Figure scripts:
----

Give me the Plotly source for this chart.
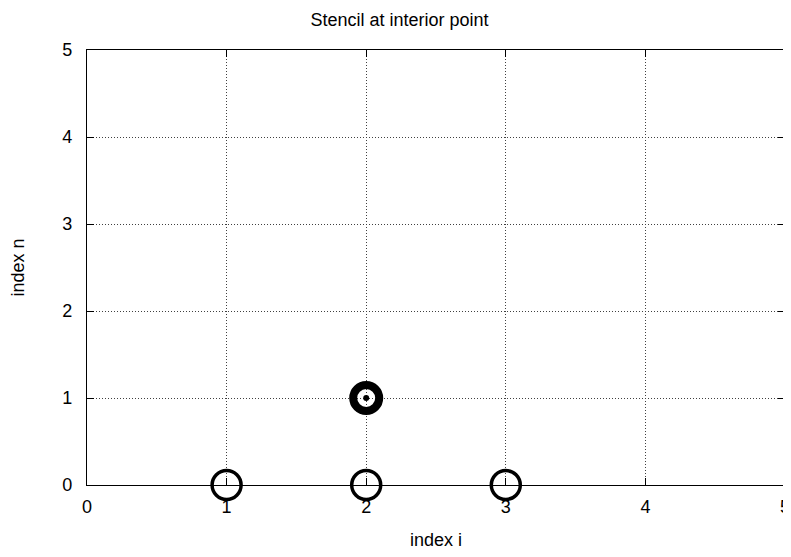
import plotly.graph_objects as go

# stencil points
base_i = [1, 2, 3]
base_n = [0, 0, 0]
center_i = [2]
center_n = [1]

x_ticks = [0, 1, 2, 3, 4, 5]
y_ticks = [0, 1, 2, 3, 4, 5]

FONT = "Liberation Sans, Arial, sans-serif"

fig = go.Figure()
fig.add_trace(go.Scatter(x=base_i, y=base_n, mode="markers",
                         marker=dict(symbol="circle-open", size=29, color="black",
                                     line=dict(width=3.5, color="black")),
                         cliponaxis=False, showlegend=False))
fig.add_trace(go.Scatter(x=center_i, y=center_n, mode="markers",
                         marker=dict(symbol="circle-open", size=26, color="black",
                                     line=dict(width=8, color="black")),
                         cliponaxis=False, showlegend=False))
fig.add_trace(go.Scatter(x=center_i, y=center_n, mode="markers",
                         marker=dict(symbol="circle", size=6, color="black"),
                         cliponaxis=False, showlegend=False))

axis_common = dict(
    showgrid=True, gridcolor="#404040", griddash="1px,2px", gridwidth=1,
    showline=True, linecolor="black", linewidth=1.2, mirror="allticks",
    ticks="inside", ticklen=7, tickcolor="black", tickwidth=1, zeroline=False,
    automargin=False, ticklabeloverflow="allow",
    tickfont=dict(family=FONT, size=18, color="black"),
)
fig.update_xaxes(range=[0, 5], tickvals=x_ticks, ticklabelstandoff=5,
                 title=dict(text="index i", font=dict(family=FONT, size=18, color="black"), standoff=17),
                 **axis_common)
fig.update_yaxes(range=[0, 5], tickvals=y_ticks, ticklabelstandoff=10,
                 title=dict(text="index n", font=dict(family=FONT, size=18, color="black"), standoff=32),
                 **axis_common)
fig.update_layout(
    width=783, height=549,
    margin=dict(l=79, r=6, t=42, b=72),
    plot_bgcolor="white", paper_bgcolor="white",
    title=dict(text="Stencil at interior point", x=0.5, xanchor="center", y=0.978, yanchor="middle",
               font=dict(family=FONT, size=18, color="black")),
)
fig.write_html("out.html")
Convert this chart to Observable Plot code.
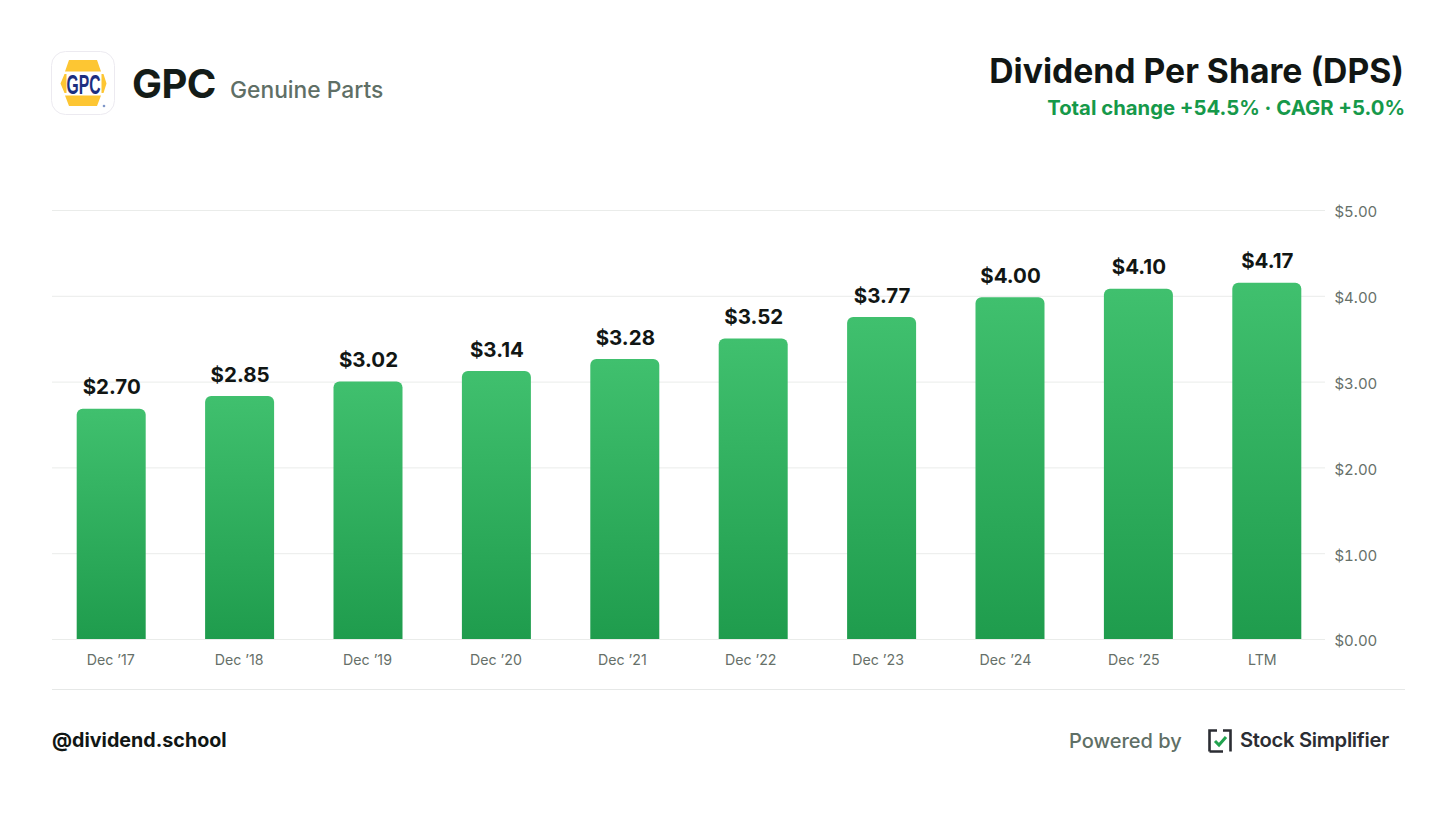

----

▶ _Objective_:
Write only the number of lines in the data above that include "chart".

▶ _Result of this task_:
2